Compare: Since 1945, Canada has changed governments eight times (counting the Joe Clark interregnum as two). Looking at countries of comparable levels of development in the proportional representation world, you find some, indeed, that have had fewer clear changes of power: Austria (three) Germany (four), Sweden (six). But you find as many with more. The citizens of Norway have thrown the bums out nine times in the same period; the Danes, 12 times; the Irish, 13.

A change of philosophy

What is the purpose of elections? Is it just to find out who won? Or is it to find out what people think? Is the only possible form of parliamentary democracy single-member plurality? Or can we elect several members per riding? Must we only allow a slice of the electorate to be represented in Parliament, or can we have a broader representation, based on the actual range of views in the country? Struck by the fact we’re deciding this by a referendum. What right does a party with a mere majority of the legislature have to impose its views on the country? Implicitly, they’re acknowledging they want a real majority, a vote of all the people.

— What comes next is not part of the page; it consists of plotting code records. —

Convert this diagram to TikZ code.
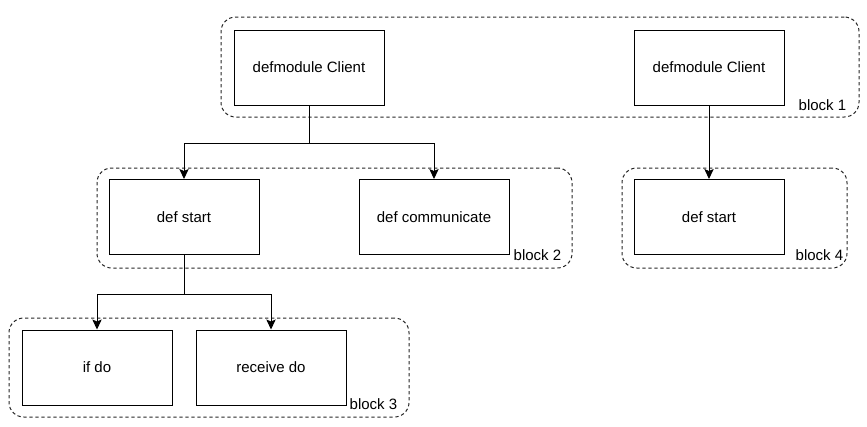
\documentclass[tikz,border=0pt]{standalone}
\usepackage{fontspec}
\setmainfont{Liberation Sans}
\usetikzlibrary{arrows.meta}
\begin{document}
\begin{tikzpicture}[x=0.75pt,y=-0.75pt,
  box/.style={draw=black, line width=0.75pt, fill=white, minimum width=112.5pt, minimum height=56.25pt, inner sep=0pt, font=\fontsize{11.25}{13.5}\selectfont},
  blockbox/.style={draw=black!85, line width=0.75pt, dash pattern=on 2.5pt off 2pt, rounded corners=11pt, inner sep=0pt},
  blocklabel/.style={anchor=base east, inner sep=0pt, font=\fontsize{11.25}{13.5}\selectfont},
  arr/.style={draw=black, line width=0.75pt, -{Stealth[length=7.5pt,width=7pt,inset=1.5pt]}},
  ln/.style={draw=black, line width=0.75pt}]
\useasboundingbox (0,0) rectangle (867,426);
% blocks
\node[blockbox, minimum width=478.5pt, minimum height=75pt] (b1) at (540,67) {};
\node[blockbox, minimum width=356.25pt, minimum height=75pt] (b2) at (334.5,218) {};
\node[blockbox, minimum width=168.75pt, minimum height=75pt] (b4) at (734.5,218) {};
\node[blockbox, minimum width=300pt, minimum height=74.25pt] (b3) at (209,367.5) {};
% boxes
\node[box] (c1) at (309,67.5) {defmodule Client};
\node[box] (c2) at (709,67.5) {defmodule Client};
\node[box] (s1) at (184,217) {def start};
\node[box] (comm) at (434,217) {def communicate};
\node[box] (s2) at (709,217) {def start};
\node[box] (ifdo) at (97,367.5) {if do};
\node[box] (recv) at (271,367.5) {receive do};
% labels
\node[blocklabel] (l1) at ([xshift=-9.75pt,yshift=5.25pt]b1.south east) {block 1};
\node[blocklabel] (l2) at ([xshift=-8.25pt,yshift=6pt]b2.south east) {block 2};
\node[blocklabel] (l3) at ([xshift=-9pt,yshift=6pt]b3.south east) {block 3};
\node[blocklabel] (l4) at ([xshift=-3pt,yshift=6pt]b4.south east) {block 4};
% connectors
\draw[arr] (c1.south) -- ++(0,38) -| (s1.north);
\draw[arr] (c1.south) -- ++(0,38) -| (comm.north);
\draw[arr] (s1.south) -- ++(0,39) -| (ifdo.north);
\draw[arr] (s1.south) -- ++(0,39) -| (recv.north);
\draw[arr] (c2.south) -- (s2.north);
\end{tikzpicture}
\end{document}
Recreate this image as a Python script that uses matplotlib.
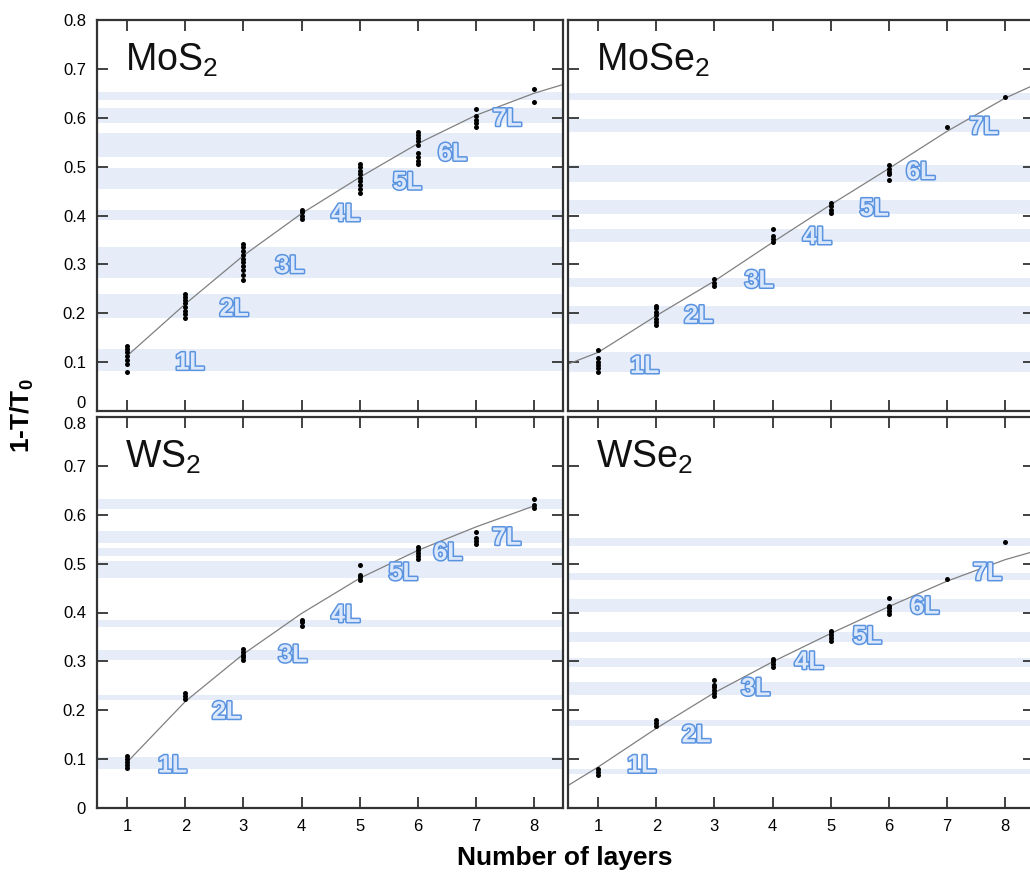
import matplotlib

matplotlib.use("Agg")
import matplotlib.pyplot as plt
import matplotlib.patheffects as pe

plt.rcParams["font.family"] = ["Liberation Sans", "DejaVu Sans"]

layers = [1, 2, 3, 4, 5, 6, 7, 8]
layer_labels = ["1L", "2L", "3L", "4L", "5L", "6L", "7L"]

mos2_pts = [
    [0.08, 0.097, 0.105, 0.113, 0.12, 0.127, 0.133],
    [0.19, 0.198, 0.205, 0.212, 0.22, 0.227, 0.234, 0.24],
    [0.268, 0.278, 0.288, 0.296, 0.304, 0.312, 0.32, 0.328, 0.335, 0.341],
    [0.393, 0.40, 0.407, 0.412],
    [0.447, 0.455, 0.463, 0.47, 0.477, 0.485, 0.492, 0.499, 0.505],
    [0.505, 0.512, 0.52, 0.528, 0.545, 0.552, 0.559, 0.565, 0.57],
    [0.582, 0.589, 0.596, 0.603, 0.617],
    [0.633, 0.658],
]
mose2_pts = [
    [0.08, 0.087, 0.094, 0.101, 0.108, 0.125],
    [0.175, 0.182, 0.189, 0.196, 0.203, 0.21, 0.215],
    [0.255, 0.262, 0.27],
    [0.345, 0.352, 0.359, 0.372],
    [0.405, 0.412, 0.419, 0.425],
    [0.472, 0.484, 0.49, 0.496, 0.503],
    [0.581],
    [0.643],
]
ws2_pts = [
    [0.082, 0.088, 0.094, 0.1, 0.106],
    [0.222, 0.229, 0.235],
    [0.302, 0.308, 0.314, 0.32, 0.325],
    [0.373, 0.38, 0.384],
    [0.466, 0.473, 0.477, 0.498],
    [0.51, 0.516, 0.522, 0.528, 0.534],
    [0.54, 0.546, 0.552, 0.565],
    [0.614, 0.62, 0.633],
]
wse2_pts = [
    [0.068, 0.074, 0.08],
    [0.168, 0.174, 0.181],
    [0.23, 0.236, 0.242, 0.248, 0.252, 0.262],
    [0.288, 0.294, 0.3, 0.305],
    [0.342, 0.348, 0.354, 0.36, 0.363],
    [0.397, 0.403, 0.409, 0.413, 0.43],
    [0.469],
    [0.544],
]

# fitted curves
mos2_fit_x = [1, 2, 3, 4, 5, 6, 7, 8, 8.5]
mos2_fit_y = [0.113, 0.219, 0.318, 0.404, 0.478, 0.547, 0.605, 0.650, 0.668]
mose2_fit_x = [0.48, 1, 2, 3, 4, 5, 6, 7, 8, 8.5]
mose2_fit_y = [0.096, 0.12, 0.195, 0.266, 0.345, 0.422, 0.496, 0.572, 0.64, 0.667]
ws2_fit_x = [1, 2, 3, 4, 5, 6, 7, 8]
ws2_fit_y = [0.094, 0.218, 0.315, 0.398, 0.470, 0.527, 0.575, 0.618]
wse2_fit_x = [0.48, 1, 2, 3, 4, 5, 6, 7, 8, 8.5]
wse2_fit_y = [0.046, 0.084, 0.163, 0.236, 0.299, 0.357, 0.412, 0.464, 0.508, 0.525]

# shaded bands (low, high)
mos2_bands = [(0.636, 0.653), (0.59, 0.62), (0.519, 0.568), (0.455, 0.498), (0.391, 0.412),
              (0.273, 0.335), (0.191, 0.240), (0.082, 0.127)]
mose2_bands = [(0.636, 0.650), (0.571, 0.598), (0.468, 0.503), (0.403, 0.431), (0.345, 0.373),
               (0.253, 0.273), (0.178, 0.215), (0.079, 0.120)]
ws2_bands = [(0.612, 0.633), (0.542, 0.566), (0.515, 0.532), (0.471, 0.505), (0.371, 0.385),
             (0.303, 0.323), (0.221, 0.231), (0.080, 0.104)]
wse2_bands = [(0.536, 0.553), (0.467, 0.481), (0.402, 0.428), (0.340, 0.361), (0.289, 0.306),
              (0.231, 0.258), (0.167, 0.181), (0.070, 0.080)]

# layer label positions
mos2_lab_x = [2.08, 2.84, 3.80, 4.76, 5.82, 6.60, 7.54]
mos2_lab_y = [0.099, 0.209, 0.297, 0.403, 0.468, 0.527, 0.598]
mose2_lab_x = [1.80, 2.73, 3.77, 4.77, 5.75, 6.55, 7.64]
mose2_lab_y = [0.092, 0.195, 0.267, 0.356, 0.414, 0.489, 0.581]
ws2_lab_x = [1.78, 2.71, 3.85, 4.76, 5.75, 6.52, 7.53]
ws2_lab_y = [0.087, 0.197, 0.313, 0.395, 0.481, 0.522, 0.553]
wse2_lab_x = [1.75, 2.69, 3.71, 4.63, 5.63, 6.62, 7.70]
wse2_lab_y = [0.087, 0.149, 0.245, 0.299, 0.351, 0.412, 0.481]

panels = [
    ("MoS$_\\mathregular{2}$", mos2_pts, mos2_fit_x, mos2_fit_y, mos2_bands, mos2_lab_x, mos2_lab_y),
    ("MoSe$_\\mathregular{2}$", mose2_pts, mose2_fit_x, mose2_fit_y, mose2_bands, mose2_lab_x, mose2_lab_y),
    ("WS$_\\mathregular{2}$", ws2_pts, ws2_fit_x, ws2_fit_y, ws2_bands, ws2_lab_x, ws2_lab_y),
    ("WSe$_\\mathregular{2}$", wse2_pts, wse2_fit_x, wse2_fit_y, wse2_bands, wse2_lab_x, wse2_lab_y),
]

W, H = 1030, 876
fig = plt.figure(figsize=(W / 100, H / 100), dpi=100)

# axes boxes in pixels: left, top, width, height
boxes = [(97, 20, 466, 391), (568, 20, 466, 391), (97, 417, 466, 391), (568, 417, 466, 391)]

yticks = [0, 0.1, 0.2, 0.3, 0.4, 0.5, 0.6, 0.7, 0.8]
ytick_labels = ["0", "0.1", "0.2", "0.3", "0.4", "0.5", "0.6", "0.7", "0.8"]

label_fx = [pe.Stroke(linewidth=2.2, foreground="#5a93e0"), pe.Normal()]

for i, (name, pts, fx, fy, bands, lx, ly) in enumerate(panels):
    l, t, w, h = boxes[i]
    ax = fig.add_axes([l / W, (H - t - h) / H, w / W, h / H])
    ax.set_xlim(0.48, 8.5)
    ax.set_ylim(0, 0.8)

    for lo, hi in bands:
        ax.axhspan(lo, hi, color="#e6edf9", lw=0, zorder=0)

    ax.plot(fx, fy, color="#808080", lw=0.9, zorder=2)

    for n, vals in zip(layers, pts):
        ax.plot([n] * len(vals), vals, "o", color="black", ms=3.6, mec="none", zorder=3)

    for txt, x, y in zip(layer_labels, lx, ly):
        ax.text(x, y, txt, fontsize=18, fontweight="bold", color="#dbe8fb",
                ha="center", va="center", path_effects=label_fx, zorder=4)

    ax.text(0.06, 0.87, name, transform=ax.transAxes, fontsize=27, color="#111111",
            ha="left", va="baseline")

    ax.set_xticks(layers)
    ax.set_yticks(yticks)
    ax.tick_params(direction="in", top=True, right=True, length=8, width=1.3,
                   color="#333333", labelsize=12, pad=8)
    if i % 2 == 0:
        ax.set_yticklabels(ytick_labels)
        ticks = ax.yaxis.get_major_ticks()
        # keep the "0" and "0.8" labels apart at the panel junction
        if i == 0:
            ticks[0].label1.set_va("bottom")
        else:
            ticks[-1].label1.set_va("top")
    else:
        ax.set_yticklabels([])
    if i >= 2:
        ax.set_xticklabels([str(n) for n in layers])
    else:
        ax.set_xticklabels([])
    for s in ax.spines.values():
        s.set_linewidth(1.6)
        s.set_color("#333333")

fig.text(0.022, 0.525, "1-T/T$_\\mathregular{0}$", rotation=90, fontsize=19,
         fontweight="bold", ha="center", va="center")
fig.text(0.548, 0.02, "Number of layers", fontsize=19, fontweight="bold",
         ha="center", va="center")

fig.savefig("out.png", dpi=100)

First-past-the-post is broke, let’s fix it. Vote for Proportional Representation.

4 thoughts on “Andrew Coyne chooses Proportional Representation

  1. The FPTP form of government puts party above country or province in importance. This is treason in my opinion. I want a government that serves the whole country or province, not serving a party and their special interests This too easily leads to corruption and corporate rule, serving the corporations that paid for it. I want Proportional Representation because I see it as far more democratic.

  2. Well done, Andrew Coyne!
    What haven’t the PR advocates (NDP and Greens) explained their advocacy with analyses like this. Their deficiency in “process” (education and dialogue) has sabotaged a good idea.
    Thank you for your work and analysis. I’ll send it to the NDP.